There is also a strange mix of target audience for this: it gives some low level detail needed to set up with hands on examples, but doesn't quite give enough comparative high level descriptions to be a good architectural driven book.
It is good back for you to understand azure concepts. It speaks more about the different patterns of processing requests, implementing the data solutions, IOT, Serverless architecture, azure monitoring, DevOps practises with Azure, Monitoring.
It is a book for the ones who want to step from roles of Leads to Architects.
Badly written. Badly edited. The authors were simultaneously repetitive and unclear. The diagrams were poorly coloured and it was a lot of work to figure out which boxes or parts matched which part of the legend. I’ve tried a couple of other Packt Publishing books in the past and they’ve all had the same problems. I won’t be reading any more books from Packt.

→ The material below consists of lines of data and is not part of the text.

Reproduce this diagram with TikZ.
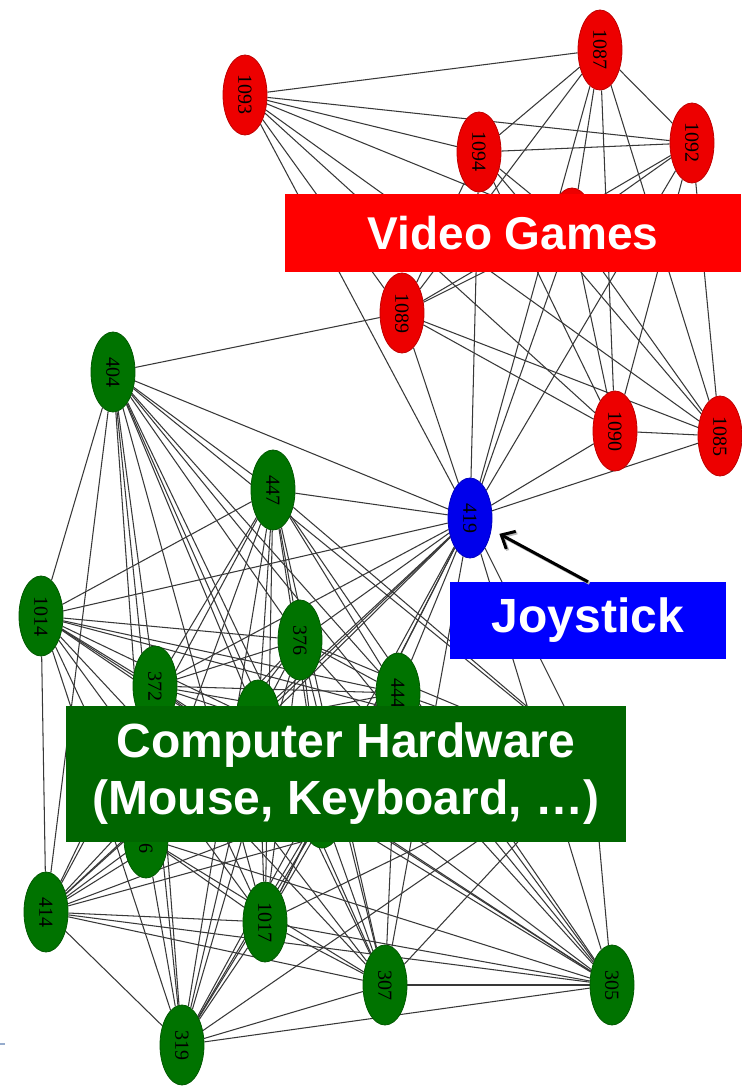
\documentclass[tikz,border=0pt]{standalone}
\usepackage{fontspec}
\setmainfont{Liberation Sans}
\newfontfamily\digitfont{Liberation Serif}
\usetikzlibrary{shapes.geometric,arrows.meta}
\pgfdeclarelayer{bglayer}
\pgfdeclarelayer{edgelayer}
\pgfsetlayers{bglayer,edgelayer,main}
\begin{document}
\begin{tikzpicture}[x=1pt,y=-1pt,
  vnode/.style={ellipse, rotate=-90, minimum width=80pt, minimum height=44pt, inner sep=0pt,
    font=\digitfont\fontsize{20}{20}\selectfont, text=black, line width=0.8pt},
  rednode/.style={vnode, fill=red!93!black, draw=red!75!black},
  greennode/.style={vnode, fill=green!45!black, draw=green!35!black},
  bluenode/.style={vnode, fill=blue!92!black, draw=blue!75!black},
  link/.style={draw=black!78, line width=1.05pt},
  banner/.style={inner sep=0pt, text=white, font=\bfseries\fontsize{48}{57}\selectfont, align=center}
]
\begin{pgfonlayer}{bglayer}
\fill[white] (0,0) rectangle (741,1086);
\end{pgfonlayer}
\useasboundingbox (0,0) rectangle (741,1086);

% red nodes
\node[rednode] (r1093) at (245,95) {1093};
\node[rednode] (r1087) at (600,50) {1087};
\node[rednode] (r1094) at (479,152) {1094};
\node[rednode] (r1092) at (692,143) {1092};
\node[rednode] (rH) at (572,228) {};
\node[rednode] (r1089) at (402,313) {1089};
\node[rednode] (r1090) at (615,431) {1090};
\node[rednode] (r1085) at (720,436) {1085};
% blue node
\node[bluenode] (b419) at (470,518) {419};
% green nodes
\node[greennode] (g404) at (113,372) {404};
\node[greennode] (g447) at (273,490) {447};
\node[greennode] (g1014) at (41,616) {1014};
\node[greennode] (g376) at (300,640) {376};
\node[greennode] (g372) at (155,686) {372};
\node[greennode] (gH1) at (258,720) {375};
\node[greennode] (g444) at (398,693) {444};
\node[greennode] (gH2) at (322,808) {};
\node[greennode] (gH3) at (592,762) {};
\node[greennode] (g6) at (146,838) {316};
\node[greennode] (g414) at (46,912) {414};
\node[greennode] (g1017) at (265,922) {1017};
\node[greennode] (g307) at (385,985) {307};
\node[greennode] (g305) at (612,985) {305};
\node[greennode] (g319) at (182,1045) {319};

\begin{pgfonlayer}{edgelayer}
  \foreach \a [count=\i] in {r1093,r1087,r1094,r1092,rH,r1089,r1090,r1085}{
    \foreach \b [count=\j] in {r1093,r1087,r1094,r1092,rH,r1089,r1090,r1085}{
      \ifnum\j>\i \draw[link] (\a) -- (\b); \fi
    }
  }
  \foreach \a [count=\i] in {g404,g447,g1014,g376,g372,gH1,g444,gH2,gH3,g6,g414,g1017,g307,g305,g319}{
    \foreach \b [count=\j] in {g404,g447,g1014,g376,g372,gH1,g444,gH2,gH3,g6,g414,g1017,g307,g305,g319}{
      \ifnum\j>\i \draw[link] (\a) -- (\b); \fi
    }
  }
  \foreach \a in {r1093,r1087,r1094,r1092,rH,r1089,r1090,r1085,
                  g404,g447,g1014,g376,g372,gH1,g444,gH2,gH3,g6,g414,g1017,g307,g305,g319}{
    \draw[link] (b419) -- (\a);
  }
  \draw[link] (g404) -- (r1089);
\end{pgfonlayer}

% banners
\node[banner, fill=red, minimum width=456pt, minimum height=78pt, font=\bfseries\fontsize{46}{57}\selectfont] (vg) at (513,233) {Video Games};
\node[banner, fill=blue, minimum width=276pt, minimum height=77pt] (joy) at (588,620.5) {Joystick};
\node[banner, fill=green!40!black, minimum width=560pt, minimum height=136pt] (hw) at (346,774) {Computer Hardware\\(Mouse, Keyboard, …)};

% arrow to joystick node
\draw[gray!55, line width=3pt, shorten >=9pt, -{Straight Barb[length=11pt,width=20pt]},
  transform canvas={shift={(1.5pt,-1.5pt)}}] (joy.north) -- (b419);
\draw[black, line width=3pt, shorten >=9pt, -{Straight Barb[length=11pt,width=20pt]}] (joy.north) -- (b419);

% small slide mark
\draw[color={rgb,255:red,150;green,172;blue,205}, line width=2pt] (0,1044) -- (5,1044);
\end{tikzpicture}
\end{document}
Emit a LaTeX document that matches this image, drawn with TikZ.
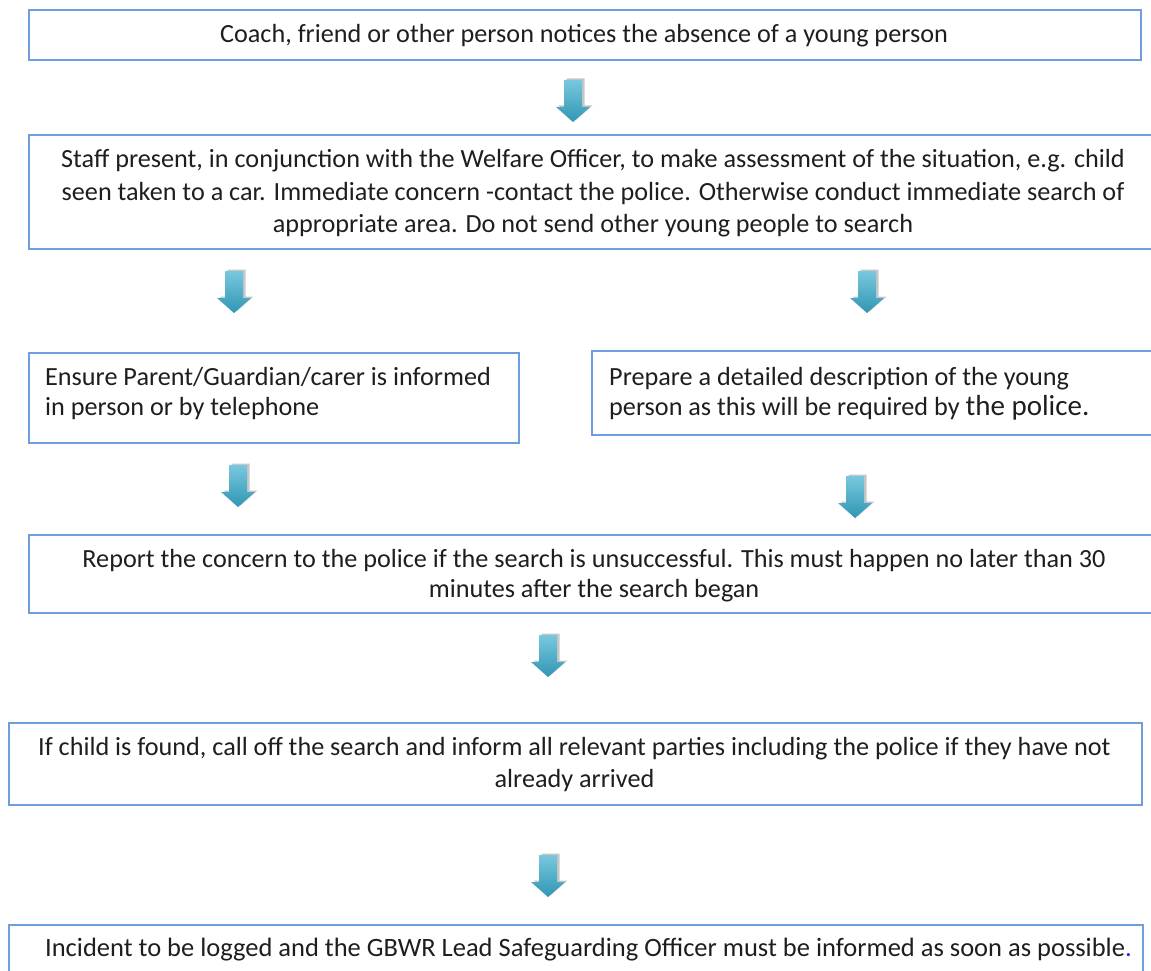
\documentclass[tikz,border=0pt]{standalone}
\usepackage{fontspec}
\setmainfont{Carlito}
\usetikzlibrary{shadings}
\definecolor{boxblue}{RGB}{112,157,222}
\definecolor{txt}{RGB}{30,30,30}
\definecolor{arrtop}{RGB}{120,200,222}
\definecolor{arrbot}{RGB}{48,150,180}
\definecolor{dotblue}{RGB}{40,40,220}
\tikzset{
  box/.style={draw=boxblue, line width=1.6pt, rectangle, inner sep=0pt, anchor=north west},
  lbl/.style={text=txt, font=\fontsize{26.2}{32.5}\selectfont, inner sep=0pt, align=center},
  lbll/.style={text=txt, font=\fontsize{26.2}{30}\selectfont, inner sep=0pt, align=left, anchor=west},
}
% block arrow: #1 name, centre x, tip y
\newcommand\blockarrow[3]{%
  \coordinate (#1) at (#2,#3);
  \fill[black, opacity=0.22] ([shift={(2.5,-1.5)}]#1) ++(-9,-42) -- ++(18,0) -- ++(0,27) -- ++(8,0) -- ++(-17,15) -- ++(-17,-15) -- ++(8,0) -- cycle;
  \shade[top color=arrtop, bottom color=arrbot] (#1) ++(-9,-42) -- ++(18,0) -- ++(0,27) -- ++(8,0) -- ++(-17,15) -- ++(-17,-15) -- ++(8,0) -- cycle;
}
\begin{document}
\begin{tikzpicture}[x=1pt,y=-1pt]
\useasboundingbox (0,0) rectangle (1151,971);
% boxes
\node[box, minimum width=1112pt, minimum height=50pt] (b1) at (28,9) {};
\node[box, minimum width=1128pt, minimum height=114pt] (b2) at (28,134) {};
\node[box, minimum width=490pt, minimum height=90pt] (b3l) at (28,352) {};
\node[box, minimum width=570pt, minimum height=84pt] (b3r) at (591,350) {};
\node[box, minimum width=1132pt, minimum height=78pt] (b4) at (28,534) {};
\node[box, minimum width=1133pt, minimum height=82pt] (b5) at (8,722) {};
\node[box, minimum width=1134pt, minimum height=70pt] (b6) at (8,924) {};
% texts
\node[lbl] (t1) at (584,36) {Coach, friend or other person notices the absence of a young person};
\node[lbl] (t2) at (593,193.5) {Staff present, in conjunction with the Welfare Officer, to make assessment of the situation, e.g. child\\seen taken to a car. Immediate concern -contact the police. Otherwise conduct immediate search of\\appropriate area. Do not send other young people to search};
\node[lbll] (t3l) at (45,394) {Ensure Parent/Guardian/carer is informed\\in person or by telephone};
\node[lbll] (t3r) at (609,394) {Prepare a detailed description of the young\\person as this will be required by {\fontsize{29}{30}\selectfont the police.}};
\node[lbl, font=\fontsize{26.2}{30}\selectfont] (t4) at (594,575.5) {Report the concern to the police if the search is unsuccessful. This must happen no later than 30\\minutes after the search began};
\node[lbl] (t5) at (574.5,764.5) {If child is found, call off the search and inform all relevant parties including the police if they have not\\already arrived};
\node[lbl, font=\fontsize{26.5}{32.5}\selectfont] (t6) at (588.5,949.5) {Incident to be logged and the GBWR Lead Safeguarding Officer must be informed as soon as possible\textcolor{dotblue}{.}};
% arrows
\blockarrow{a1}{573}{122}
\blockarrow{a2}{234}{313}
\blockarrow{a3}{867}{313}
\blockarrow{a4}{238}{507}
\blockarrow{a5}{855}{518}
\blockarrow{a6}{548}{677}
\blockarrow{a7}{548}{897}
\end{tikzpicture}
\end{document}
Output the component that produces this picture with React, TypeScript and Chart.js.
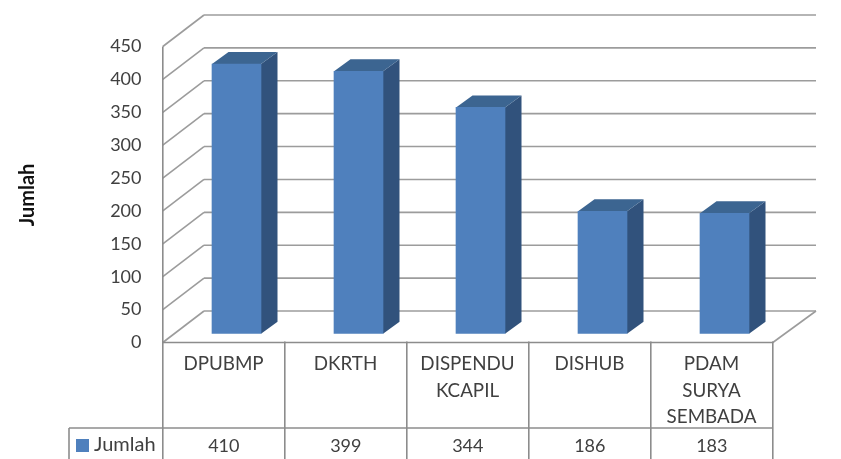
import { useEffect, useRef } from "react";
import { Chart, registerables } from "chart.js";

Chart.register(...registerables);

const categories = ["DPUBMP", "DKRTH", ["DISPENDU", "KCAPIL"], "DISHUB", ["PDAM", "SURYA", "SEMBADA"]];
const jumlah = [410, 399, 344, 186, 183];
const seriesName = "Jumlah";
const axisTitle = "Jumlah";

const FONT = "Lato";
const TEXT = "#404040";
const GRID = "#9c9c9c";
const TABLE = "#8c8c8c";
const BAR_FRONT = "#4f80bd";
const BAR_TOP = "#3c6591";
const BAR_SIDE = "#31527c";

// Offsets of the box planes relative to the plane the bar fronts sit on.
const WALL_FRONT = { x: -12.7, y: 8.8 };
const WALL_BACK = { x: 28.5, y: -22.7 };
const BAR_DEPTH = { x: 16.5, y: -12 };

const polygon = (ctx: CanvasRenderingContext2D, pts: number[][], fill: string) => {
  ctx.beginPath();
  pts.forEach(([x, y], i) => (i ? ctx.lineTo(x, y) : ctx.moveTo(x, y)));
  ctx.closePath();
  ctx.fillStyle = fill;
  ctx.fill();
};

const line = (ctx: CanvasRenderingContext2D, x1: number, y1: number, x2: number, y2: number) => {
  ctx.beginPath();
  ctx.moveTo(x1, y1);
  ctx.lineTo(x2, y2);
  ctx.stroke();
};

// Back wall, side wall and floor, then the depth faces of each bar.
const boxPlugin = {
  id: "box",
  beforeDatasetsDraw(chart: any) {
    const { ctx, scales } = chart;
    const { x: xs, y: ys } = scales;
    const frontX = xs.left + WALL_FRONT.x;
    const backX = xs.left + WALL_BACK.x;
    const backRight = xs.right + WALL_BACK.x + 2;
    const frontRight = xs.right + WALL_FRONT.x;
    ctx.save();
    ctx.strokeStyle = GRID;
    ctx.lineWidth = 1.6;
    ys.ticks.forEach((t: any) => {
      const p = ys.getPixelForValue(t.value);
      line(ctx, frontX, p + WALL_FRONT.y, backX, p + WALL_BACK.y);
      line(ctx, backX, p + WALL_BACK.y, backRight, p + WALL_BACK.y);
    });
    const zero = ys.getPixelForValue(0);
    line(ctx, frontRight, zero + WALL_FRONT.y, backRight, zero + WALL_BACK.y);
    const meta = chart.getDatasetMeta(0);
    meta.data.forEach((bar: any) => {
      const { x, y, base, width } = bar.getProps(["x", "y", "base", "width"], true);
      const l = x - width / 2;
      const r = x + width / 2;
      const d = BAR_DEPTH;
      polygon(ctx, [[r, y], [r + d.x, y + d.y], [r + d.x, base + d.y], [r, base]], BAR_SIDE);
      polygon(ctx, [[l, y], [l + d.x, y + d.y], [r + d.x, y + d.y], [r, y]], BAR_TOP);
    });
    ctx.restore();
  },
};

// Data table below the plot, with the legend key and the value row.
const tablePlugin = {
  id: "table",
  afterDraw(chart: any) {
    const { ctx, scales, height } = chart;
    const { x: xs, y: ys } = scales;
    const zero = ys.getPixelForValue(0) + WALL_FRONT.y;
    const rowY = 428;
    const legendLeft = 69;
    const cell = xs.getPixelForTick(1) - xs.getPixelForTick(0);
    const left = xs.left + WALL_FRONT.x;
    ctx.save();
    ctx.strokeStyle = TABLE;
    ctx.lineWidth = 1.6;
    line(ctx, left, zero, left + cell * jumlah.length, zero);
    line(ctx, legendLeft, rowY, left + cell * jumlah.length, rowY);
    line(ctx, legendLeft, rowY, legendLeft, height);
    for (let i = 0; i <= jumlah.length; i++) {
      const cx = left + cell * i;
      line(ctx, cx, i === 0 ? ys.getPixelForValue(450) + WALL_FRONT.y : zero - 1, cx, height);
    }
    ctx.fillStyle = TEXT;
    ctx.font = `18px ${FONT}`;
    ctx.textAlign = "center";
    ctx.textBaseline = "middle";
    jumlah.forEach((v, i) => ctx.fillText(String(v), left + cell * (i + 0.5), 446));
    ctx.textAlign = "left";
    ctx.font = `20px ${FONT}`;
    ctx.fillText(seriesName, 94, 445);
    ctx.fillStyle = BAR_FRONT;
    ctx.fillRect(76, 439, 13, 13);
    ctx.translate(28, 195);
    ctx.rotate(-Math.PI / 2);
    ctx.fillStyle = "#111111";
    ctx.font = `bold 20px ${FONT}`;
    ctx.textAlign = "center";
    ctx.fillText(axisTitle, 0, 0);
    ctx.restore();
  },
};

export default function App() {
  const ref = useRef<HTMLCanvasElement>(null);
  useEffect(() => {
    document.body.style.margin = "0";
    const chart = new Chart(ref.current!, {
      type: "bar",
      data: {
        labels: categories as any,
        datasets: [
          { label: seriesName, data: jumlah, backgroundColor: BAR_FRONT, barThickness: 49 },
        ],
      },
      options: {
        responsive: false,
        animation: false,
        layout: { padding: { left: 20, top: 37.7, right: 55.5, bottom: 0 } },
        plugins: { legend: { display: false }, title: { display: false }, tooltip: { enabled: false } },
        scales: {
          x: {
            grid: { display: false, drawTicks: false },
            border: { display: false },
            afterFit(scale: any) {
              scale.height = 125.3;
              scale.paddingLeft = 0;
              scale.paddingRight = 0;
            },
            ticks: {
              autoSkip: false,
              maxRotation: 0,
              minRotation: 0,
              labelOffset: -13,
              padding: 17,
              color: TEXT,
              font: { family: FONT, size: 18.8, lineHeight: 1.41 },
            },
          },
          y: {
            min: 0,
            max: 450,
            grid: { display: false, drawTicks: false },
            border: { display: false },
            afterFit(scale: any) {
              scale.width = 155.5;
              scale.paddingTop = 0;
              scale.paddingBottom = 0;
            },
            ticks: {
              stepSize: 50,
              labelOffset: 8.8,
              padding: 34,
              color: TEXT,
              font: { family: FONT, size: 18 },
            },
          },
        },
      },
      plugins: [boxPlugin, tablePlugin],
    });
    return () => chart.destroy();
  }, []);
  return <canvas ref={ref} width={841} height={459} style={{ display: "block" }} />;
}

a quick summary of key areas within Azure, but nothing new on top of the Microsoft documentation. Author appears to have a much stronger understanding of Ops than Dev, although wires about both.
Though it's titled for architects, It's actually for dummies.
The author goes to a great length in showing how to set up certain things. These are best left for lab exercises. The UI changes frequently and all these screenshots etc. will be irrelevant soon.
Also he doesn't do justice on other key factors involved architectural decisions, various patterns and practices, why we need that solution, competitive other products and solutions etc.
Overall I don't regret reading this book, but will recommend with caution.